La lutte contre l'immigration clandestine reste une tâche majeure dans le cadre de la coopération entre les forces de l'ordre, les structures de politique étrangère et de renseignement, tout en adaptant les mécanismes de régulation des relations de travail aux besoins du développement socioéconomique de nos États.
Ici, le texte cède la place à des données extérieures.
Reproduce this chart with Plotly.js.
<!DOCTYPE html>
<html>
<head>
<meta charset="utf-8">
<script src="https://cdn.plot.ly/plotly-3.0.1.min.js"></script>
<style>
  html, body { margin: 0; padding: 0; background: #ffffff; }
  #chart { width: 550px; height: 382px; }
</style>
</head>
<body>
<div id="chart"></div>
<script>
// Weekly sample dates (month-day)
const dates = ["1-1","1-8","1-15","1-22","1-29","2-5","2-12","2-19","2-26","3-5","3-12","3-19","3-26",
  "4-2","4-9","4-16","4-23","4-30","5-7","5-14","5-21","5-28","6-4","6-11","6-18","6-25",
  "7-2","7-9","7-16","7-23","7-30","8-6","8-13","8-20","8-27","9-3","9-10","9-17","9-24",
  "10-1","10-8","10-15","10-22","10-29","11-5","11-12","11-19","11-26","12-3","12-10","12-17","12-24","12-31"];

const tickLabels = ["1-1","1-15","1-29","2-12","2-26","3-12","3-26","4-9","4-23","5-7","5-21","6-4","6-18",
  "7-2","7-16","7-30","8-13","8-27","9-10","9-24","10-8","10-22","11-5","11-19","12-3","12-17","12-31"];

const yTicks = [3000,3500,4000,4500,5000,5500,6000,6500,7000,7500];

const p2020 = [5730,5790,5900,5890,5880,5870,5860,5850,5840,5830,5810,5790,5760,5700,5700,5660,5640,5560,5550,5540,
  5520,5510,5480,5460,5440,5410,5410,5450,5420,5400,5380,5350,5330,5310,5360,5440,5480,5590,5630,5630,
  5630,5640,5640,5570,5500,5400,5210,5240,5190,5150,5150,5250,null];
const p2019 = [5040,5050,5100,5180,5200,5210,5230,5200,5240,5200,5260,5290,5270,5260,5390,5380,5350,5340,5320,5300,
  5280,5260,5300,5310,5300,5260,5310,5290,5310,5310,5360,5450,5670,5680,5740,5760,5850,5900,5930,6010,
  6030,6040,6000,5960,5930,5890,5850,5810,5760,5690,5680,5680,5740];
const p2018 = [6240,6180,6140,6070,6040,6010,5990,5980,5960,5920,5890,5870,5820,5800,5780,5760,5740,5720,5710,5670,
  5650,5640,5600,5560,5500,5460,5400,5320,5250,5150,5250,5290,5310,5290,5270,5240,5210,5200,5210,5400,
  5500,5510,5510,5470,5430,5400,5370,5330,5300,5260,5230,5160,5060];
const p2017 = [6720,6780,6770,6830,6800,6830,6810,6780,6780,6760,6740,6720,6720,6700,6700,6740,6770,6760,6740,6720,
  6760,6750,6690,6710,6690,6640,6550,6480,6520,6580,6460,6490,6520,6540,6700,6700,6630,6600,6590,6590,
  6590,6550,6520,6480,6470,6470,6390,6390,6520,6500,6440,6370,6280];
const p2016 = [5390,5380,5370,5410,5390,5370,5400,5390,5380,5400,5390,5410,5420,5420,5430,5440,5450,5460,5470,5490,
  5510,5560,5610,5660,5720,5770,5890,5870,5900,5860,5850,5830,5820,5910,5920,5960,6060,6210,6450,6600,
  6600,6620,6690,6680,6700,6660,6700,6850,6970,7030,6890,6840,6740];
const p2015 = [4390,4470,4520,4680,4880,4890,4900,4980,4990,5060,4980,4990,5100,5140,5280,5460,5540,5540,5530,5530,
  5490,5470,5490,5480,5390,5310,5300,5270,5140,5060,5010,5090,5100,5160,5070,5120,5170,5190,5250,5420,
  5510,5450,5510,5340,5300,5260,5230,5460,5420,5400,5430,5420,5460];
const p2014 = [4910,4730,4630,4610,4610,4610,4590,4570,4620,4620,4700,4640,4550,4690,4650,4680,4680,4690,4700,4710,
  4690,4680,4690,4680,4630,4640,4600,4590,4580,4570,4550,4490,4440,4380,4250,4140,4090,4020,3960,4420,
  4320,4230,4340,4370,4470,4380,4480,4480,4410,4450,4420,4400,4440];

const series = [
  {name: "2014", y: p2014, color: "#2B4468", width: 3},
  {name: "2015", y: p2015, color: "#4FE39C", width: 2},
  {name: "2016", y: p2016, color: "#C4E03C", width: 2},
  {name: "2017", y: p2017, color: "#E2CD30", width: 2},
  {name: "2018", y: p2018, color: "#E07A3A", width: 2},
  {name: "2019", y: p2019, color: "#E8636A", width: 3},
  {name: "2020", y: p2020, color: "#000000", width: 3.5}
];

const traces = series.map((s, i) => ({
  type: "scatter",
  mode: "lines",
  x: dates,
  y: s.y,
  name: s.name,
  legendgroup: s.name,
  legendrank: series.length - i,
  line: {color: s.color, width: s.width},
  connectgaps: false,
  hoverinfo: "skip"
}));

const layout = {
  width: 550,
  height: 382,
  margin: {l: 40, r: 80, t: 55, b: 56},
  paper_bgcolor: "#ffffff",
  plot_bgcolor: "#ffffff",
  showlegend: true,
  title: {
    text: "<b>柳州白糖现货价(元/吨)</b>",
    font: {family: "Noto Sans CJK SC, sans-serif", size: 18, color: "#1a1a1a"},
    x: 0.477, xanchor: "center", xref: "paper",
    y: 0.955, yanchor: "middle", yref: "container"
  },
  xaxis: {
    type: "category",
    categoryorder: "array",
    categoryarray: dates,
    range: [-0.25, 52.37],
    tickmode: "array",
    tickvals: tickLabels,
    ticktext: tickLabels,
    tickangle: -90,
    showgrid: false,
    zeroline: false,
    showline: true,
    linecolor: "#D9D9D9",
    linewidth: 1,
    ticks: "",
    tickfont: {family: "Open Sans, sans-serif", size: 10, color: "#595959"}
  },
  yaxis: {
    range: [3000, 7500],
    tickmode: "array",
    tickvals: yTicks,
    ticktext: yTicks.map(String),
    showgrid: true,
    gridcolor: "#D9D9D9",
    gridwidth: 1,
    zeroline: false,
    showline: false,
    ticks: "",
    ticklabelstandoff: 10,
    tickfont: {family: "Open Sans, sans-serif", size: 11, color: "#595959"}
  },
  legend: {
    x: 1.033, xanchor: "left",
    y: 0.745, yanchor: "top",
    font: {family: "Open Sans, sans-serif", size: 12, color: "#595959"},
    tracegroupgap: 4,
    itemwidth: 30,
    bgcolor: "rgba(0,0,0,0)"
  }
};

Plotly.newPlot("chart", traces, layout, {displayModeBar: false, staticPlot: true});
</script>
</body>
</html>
Compte tenu de la nature complexe des défis et des menaces communs, nous estimons qu'il est nécessaire de ne pas affaiblir les efforts visant à améliorer l'interaction dans la CEI, ainsi que dans l'OTSC et l'OCS, ainsi que de développer des actions coordonnées entre ces structures. Aujourd'hui, ils sont des exemples réussis de coopération pratique égale et de véritable diplomatie multilatérale. Toutes ces organisations ont établi des relations avec le Secrétariat de l'ONU. Il est important de renforcer cette liaison dans le cadre de notre travail commun pour développer des processus d'intégration dans la Grande Eurasie.
Chers collègues,
C'est de nous, de notre travail bien coordonné sur tous les axes que dépendent les perspectives d'associations communes, la capacité de neutraliser toute tentative de pression extérieure, tout en renforçant la sécurité régionale et en assurant la prospérité de nos peuples.